Когда все подбегают, я опускаюсь на землю, прислоняюсь спиной к стене и начинаю плакать.
— Что случилось, Юдит?
— Там внутри целая семья. За кухонным столом.
Все смотрят на меня. Дина оборачивается к Габриэлю.
— Разве ты не осматривал дом?
— В это окно не заглядывал. Не успел.
— Не важно, Габриэль, — говорю я. — Они все мертвы.
Дэвид выбивает стекло в кухонном окне — если бы я не видела это собственными глазами, я бы не поверила, потому что не было слышно ни звука. Ни звона, ни дребезга. Словно абсолютная тишина вокруг нас поглощает все звуки… или после всего пережитого у меня просто шалят нервы? Дэвид просовывает руку в разбитое окно, поворачивает ручки и открывает его. Дина залезает внутрь первой. За ней следуют Дэвид и Габриэль. А чуть позже — и я.
Кухня погружена в полумрак.

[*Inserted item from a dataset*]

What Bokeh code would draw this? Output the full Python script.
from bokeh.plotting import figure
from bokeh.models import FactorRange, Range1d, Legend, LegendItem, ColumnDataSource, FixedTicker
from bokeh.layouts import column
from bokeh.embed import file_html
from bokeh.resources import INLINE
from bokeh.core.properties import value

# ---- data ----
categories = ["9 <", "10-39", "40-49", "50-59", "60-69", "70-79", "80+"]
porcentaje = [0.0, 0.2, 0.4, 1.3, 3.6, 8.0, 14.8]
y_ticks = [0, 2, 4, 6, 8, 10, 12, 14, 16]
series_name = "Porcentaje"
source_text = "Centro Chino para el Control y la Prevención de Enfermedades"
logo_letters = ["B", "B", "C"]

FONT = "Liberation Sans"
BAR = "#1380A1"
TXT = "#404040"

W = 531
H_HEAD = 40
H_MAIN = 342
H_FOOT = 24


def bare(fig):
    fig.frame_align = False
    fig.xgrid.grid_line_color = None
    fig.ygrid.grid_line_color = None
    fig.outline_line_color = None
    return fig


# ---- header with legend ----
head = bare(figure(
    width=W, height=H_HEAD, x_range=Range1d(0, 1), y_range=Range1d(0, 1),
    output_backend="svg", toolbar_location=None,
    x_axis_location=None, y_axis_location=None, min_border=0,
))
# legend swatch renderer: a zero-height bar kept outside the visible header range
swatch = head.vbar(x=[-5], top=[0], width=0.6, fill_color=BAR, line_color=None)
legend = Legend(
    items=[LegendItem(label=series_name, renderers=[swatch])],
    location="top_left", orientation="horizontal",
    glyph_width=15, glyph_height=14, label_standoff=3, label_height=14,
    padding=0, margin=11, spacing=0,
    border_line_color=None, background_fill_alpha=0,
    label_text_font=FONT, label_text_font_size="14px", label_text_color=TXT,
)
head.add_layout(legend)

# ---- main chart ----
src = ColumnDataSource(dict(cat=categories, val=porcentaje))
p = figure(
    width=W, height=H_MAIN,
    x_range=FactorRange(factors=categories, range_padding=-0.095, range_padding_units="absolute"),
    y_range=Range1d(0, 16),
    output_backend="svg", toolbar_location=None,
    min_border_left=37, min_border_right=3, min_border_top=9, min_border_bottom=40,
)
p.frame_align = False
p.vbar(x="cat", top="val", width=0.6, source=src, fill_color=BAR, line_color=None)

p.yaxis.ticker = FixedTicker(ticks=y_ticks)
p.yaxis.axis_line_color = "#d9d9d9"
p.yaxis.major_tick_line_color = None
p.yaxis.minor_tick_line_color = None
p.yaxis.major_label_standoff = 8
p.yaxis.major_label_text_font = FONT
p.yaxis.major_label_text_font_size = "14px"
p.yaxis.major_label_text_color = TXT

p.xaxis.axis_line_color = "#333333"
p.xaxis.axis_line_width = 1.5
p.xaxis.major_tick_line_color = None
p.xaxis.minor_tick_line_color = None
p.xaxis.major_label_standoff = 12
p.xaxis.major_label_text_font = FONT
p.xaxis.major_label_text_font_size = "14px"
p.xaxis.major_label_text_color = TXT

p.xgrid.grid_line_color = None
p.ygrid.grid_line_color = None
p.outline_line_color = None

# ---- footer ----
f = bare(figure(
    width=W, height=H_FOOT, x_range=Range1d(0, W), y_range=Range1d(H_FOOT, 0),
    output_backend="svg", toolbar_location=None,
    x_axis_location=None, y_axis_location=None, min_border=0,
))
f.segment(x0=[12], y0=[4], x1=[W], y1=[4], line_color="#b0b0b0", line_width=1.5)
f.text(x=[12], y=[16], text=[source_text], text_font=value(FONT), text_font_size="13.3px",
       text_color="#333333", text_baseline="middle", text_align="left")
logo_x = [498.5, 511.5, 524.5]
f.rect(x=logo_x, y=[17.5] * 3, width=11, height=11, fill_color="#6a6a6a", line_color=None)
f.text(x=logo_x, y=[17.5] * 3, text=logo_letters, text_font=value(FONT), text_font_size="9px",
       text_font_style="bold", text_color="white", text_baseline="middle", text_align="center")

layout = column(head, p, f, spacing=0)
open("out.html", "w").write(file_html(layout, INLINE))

Кругом тишина. Не тикают часы, не капает вода из крана, не слышно ни единого шороха, ни звука шагов, ни мягкой поступи домашней кошки. Лишь на разделочном столе от легкого дуновения из окна едва колышется кончик рулона бумажных полотенец. Вид обычного белого рулона меня почти околдовывает. Словно привет из мира, хорошо мне знакомого. Рулон пробуждает во мне неясную, смутную надежду. «Бумажное полотенце, — твержу я, словно мантру, — милое, старое бумажное полотенце».

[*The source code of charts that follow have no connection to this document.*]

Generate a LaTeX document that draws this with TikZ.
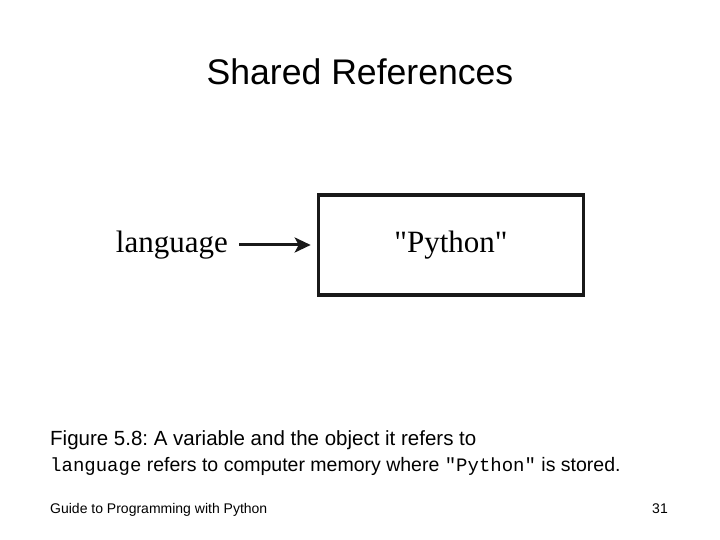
\documentclass[tikz,border=0pt]{standalone}
\usepackage{fontspec}
\setmainfont{Liberation Sans}
\setmonofont{Liberation Mono}
\newfontfamily\figfont{Liberation Serif}
\usepackage{tikz}
\usetikzlibrary{positioning, arrows.meta}
\frenchspacing

\begin{document}
\begin{tikzpicture}[
    x=1pt, y=1pt,
    title/.style={
        font=\fontsize{35.6}{40}\selectfont,
        inner sep=0pt,
        anchor=base
    },
    varname/.style={
        font=\figfont\fontsize{31}{36}\selectfont,
        inner sep=0pt
    },
    memory/.style={
        rectangle,
        draw=black!90,
        line width=3.3pt,
        minimum width=264.6pt,
        minimum height=100pt,
        inner sep=0pt,
        outer sep=0pt,
        font=\figfont\fontsize{31}{36}\selectfont
    },
    ref/.style={-{Stealth[length=16pt, width=15pt, inset=4pt]}, line width=3pt, black!90},
    caption/.style={font=\fontsize{19.5}{24}\selectfont, inner sep=0pt, anchor=base west},
    footer/.style={font=\fontsize{14}{17}\selectfont, inner sep=0pt, anchor=base west}
]

\useasboundingbox (0,0) rectangle (720,540);

\def\xl{50}

% Title
\node[title] (ttl) at (360, 455) {Shared References};

% Variable and object
\node[memory] (obj) at (451, 295) {"Python"};
\node[varname, left=90.7pt of obj] (var) {language};
\draw[ref, shorten <=11pt, shorten >=8pt] (var) -- (obj);

% Caption
\node[caption, font=\fontsize{20.5}{24}\selectfont] (cap) at (\xl, 94) {Figure 5.8: A variable and the object it refers to};
\node[caption] (note) at (\xl, 68) {\texttt{\fontsize{19}{24}\selectfont language} refers to computer memory where \texttt{\fontsize{19}{24}\selectfont "Python"} is stored.};

% Footer
\node[footer] (foot) at (\xl, 26) {Guide to Programming with Python};
\node[footer, anchor=base east] (pg) at (668, 26) {31};

\end{tikzpicture}
\end{document}
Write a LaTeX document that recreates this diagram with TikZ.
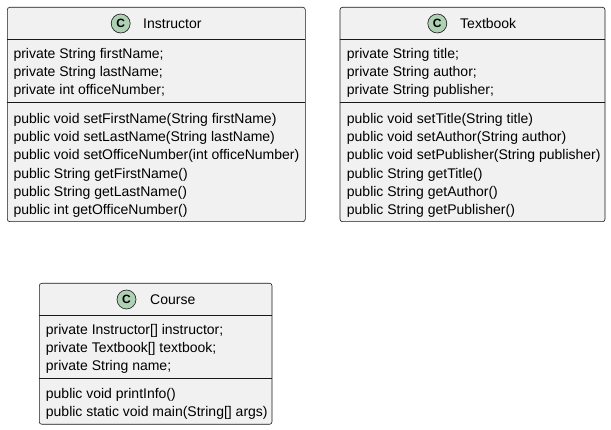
\documentclass[tikz,border=0pt]{standalone}
\usepackage{fontspec}
\setmainfont{Liberation Sans}
\definecolor{boxfill}{HTML}{F1F1F1}
\definecolor{boxline}{HTML}{181818}
\definecolor{cfill}{HTML}{ADD1B2}
\begin{document}
\begin{tikzpicture}[x=1pt,y=-1pt,
  classbox/.style={draw=boxline,fill=boxfill,line width=0.6pt,rounded corners=2.5pt},
  sep/.style={draw=boxline,line width=0.6pt},
  cbadge/.style={circle,draw=boxline,fill=cfill,line width=0.6pt,minimum size=19pt,inner sep=0pt,font=\fontsize{12}{12}\selectfont\bfseries},
  title/.style={anchor=base west,inner sep=0pt,font=\fontsize{14}{14}\selectfont},
  member/.style={anchor=base west,inner sep=0pt,font=\fontsize{14}{14}\selectfont}]
\useasboundingbox (0,0) rectangle (611,430);

% Instructor
\draw[classbox] (7.3,7.3) rectangle (305.3,221.7);
\draw[sep] (7.3,39.3) -- (305.3,39.3);
\draw[sep] (7.3,102.3) -- (305.3,102.3);
\node[cbadge] (ci) at (120.7,23.5) {C};
\node[title] (ti) at (143,28.5) {Instructor};
\node[member] (i1) at (13.3,58.3) {private String firstName;};
\node[member] (i2) at (13.3,76.6) {private String lastName;};
\node[member] (i3) at (13.3,95) {private int officeNumber;};
\node[member] (i4) at (13.3,123.3) {public void setFirstName(String firstName)};
\node[member] (i5) at (13.3,141.6) {public void setLastName(String lastName)};
\node[member] (i6) at (13.3,160) {public void setOfficeNumber(int officeNumber)};
\node[member] (i7) at (13.3,178.3) {public String getFirstName()};
\node[member] (i8) at (13.3,196.7) {public String getLastName()};
\node[member] (i9) at (13.3,215) {public int getOfficeNumber()};

% Textbook
\draw[classbox] (340,7.3) rectangle (605,221.7);
\draw[sep] (340,39.3) -- (605,39.3);
\draw[sep] (340,102.3) -- (605,102.3);
\node[cbadge] (ct) at (437.3,23.5) {C};
\node[title] (tt) at (460,28.5) {Textbook};
\node[member] (t1) at (346.7,58.3) {private String title;};
\node[member] (t2) at (346.7,76.6) {private String author;};
\node[member] (t3) at (346.7,95) {private String publisher;};
\node[member] (t4) at (346.7,123.3) {public void setTitle(String title)};
\node[member] (t5) at (346.7,141.6) {public void setAuthor(String author)};
\node[member] (t6) at (346.7,160) {public void setPublisher(String publisher)};
\node[member] (t7) at (346.7,178.3) {public String getTitle()};
\node[member] (t8) at (346.7,196.7) {public String getAuthor()};
\node[member] (t9) at (346.7,215) {public String getPublisher()};

% Course
\draw[classbox] (39.3,283.3) rectangle (272,424.3);
\draw[sep] (39.3,315.3) -- (272,315.3);
\draw[sep] (39.3,378.3) -- (272,378.3);
\node[cbadge] (cc) at (126.5,299.5) {C};
\node[title] (tc) at (150,304.5) {Course};
\node[member] (c1) at (45.7,334.3) {private Instructor[] instructor;};
\node[member] (c2) at (45.7,352.6) {private Textbook[] textbook;};
\node[member] (c3) at (45.7,371) {private String name;};
\node[member] (c4) at (45.7,398.5) {public void printInfo()};
\node[member] (c5) at (45.7,416.8) {public static void main(String[] args)};
\end{tikzpicture}
\end{document}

Дина стоит у кухонного стола и рассматривает семью: мужчину, женщину и двух девочек лет десяти. У девочек темные, аккуратно причесанные волосы, старомодно завитые и схваченные на затылке черными зажимами. На них — одинаковые белые платья с красными и голубыми цветами. Видимо, они близнецы. Мужчина и женщина тоже в праздничной одежде. Женщина — в красном платье, на груди — круглый серебряный кулон с драгоценным зеленым камнем. На мужчине — пиджак и белая рубашка с синим галстуком. Так не одеваются, чтобы просто поужинать в кухне. Скорее всего, они что-то отмечали. Но на столе нет ничего, что могло бы подтвердить мои догадки. Ни бокалов, ни приборов, ни тарелок с едой. Странно: если что-то празднуют за столом, обычно едят.
Тут я вижу, что они держатся за руки. Сидят, опустив руки под стол и образуя ими замкнутый круг. Они молятся? Читают застольную молитву? Или готовятся к смерти?

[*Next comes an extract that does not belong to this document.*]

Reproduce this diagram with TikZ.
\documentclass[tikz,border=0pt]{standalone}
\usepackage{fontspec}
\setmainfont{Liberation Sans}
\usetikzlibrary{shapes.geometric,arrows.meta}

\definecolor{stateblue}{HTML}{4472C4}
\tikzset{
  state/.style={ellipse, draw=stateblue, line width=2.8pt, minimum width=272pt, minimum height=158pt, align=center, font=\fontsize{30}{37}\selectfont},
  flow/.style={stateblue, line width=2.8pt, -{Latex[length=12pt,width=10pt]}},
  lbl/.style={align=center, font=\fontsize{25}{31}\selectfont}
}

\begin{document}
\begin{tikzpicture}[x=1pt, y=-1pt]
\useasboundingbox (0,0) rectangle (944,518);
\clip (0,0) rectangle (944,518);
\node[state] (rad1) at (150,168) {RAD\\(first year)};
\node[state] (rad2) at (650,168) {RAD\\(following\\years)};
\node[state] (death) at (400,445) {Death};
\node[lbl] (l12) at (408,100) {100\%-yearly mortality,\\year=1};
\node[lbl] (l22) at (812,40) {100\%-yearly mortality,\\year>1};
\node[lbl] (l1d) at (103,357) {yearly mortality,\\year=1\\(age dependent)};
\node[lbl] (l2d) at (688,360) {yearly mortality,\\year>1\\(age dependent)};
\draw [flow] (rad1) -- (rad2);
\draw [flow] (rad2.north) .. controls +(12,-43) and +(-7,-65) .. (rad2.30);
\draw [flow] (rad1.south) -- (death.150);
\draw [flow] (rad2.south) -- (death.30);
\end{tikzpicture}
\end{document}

Но самое странное — мужчина, женщина и обе девочки кажутся живыми! Словно они на секунду задумались над молитвой и в любой момент очнутся, снова начнут беседовать и смеяться.
Ни намека на трупный запах, ни единого признака болезни, ни пятнышка крови. Они сидят за столом как нарядно одетые манекены. Словно кто-то захотел сыграть с нами жуткую шутку и вот-вот выскочит из шкафа с криком: «Первое апреля, никому не верю!»
Я сажусь на корточки, чтобы заглянуть в глаза женщине, и вижу, что они совершенно черные. Как маслины, только более вытянутой формы. Мне кажется, что эта чернота слегка движется по краям, как волны. Меня словно затягивает внутрь. Мой взгляд мутнеет. Я быстро зажмуриваюсь. Выпрямляюсь.
— В чем дело, Юдит?
— Глаза, — шепчу я. — У них не глаза, а какие-то черные дыры. Жуть!
Дина кивает.
— Кажется, что они спят.
— Но это не так.
Дэвид наклоняется и заглядывает под стол.
— Гляньте-ка сюда, — говорит он.
Я нехотя наклоняюсь. В полумраке под столом лежат крупная черно-белая кошка и лохматая каштановая собака. Они тоже выглядят так, словно дремлют. Я с облегчением отмечаю, что их глаза закрыты. На шее у кошки красная ленточка с бубенчиком, она положила голову между вытянутых передних лап собаки. Дина осторожно дотрагивается до собаки, это среднего размера терьер.
— Должно быть, они все умерли одновременно.
— Причем явно давно, — говорю я. — Почему же они выглядят как живые?
Дина качает головой и встает.
— Что-то не сходится, — говорит она. — Словно время просто взяло и остановилось.
— Да, — соглашаюсь я. — И если запустить его снова, то можно их разбудить. Главное — понять, как это сделать. Как в сказке, когда на кого-нибудь накладывают заклятье. Если произнесешь правильные слова, человек оживет.
Габриэль качает головой.
— Это не сказка, Юдит. Похоже, что жизнь их всех внезапно покинула.
Возможно, Габриэль прав. Царящая здесь абсолютная тишина ничем не напоминает обычное сельское спокойствие. Причина в другом — в явной пустоте, полном отсутствии жизни.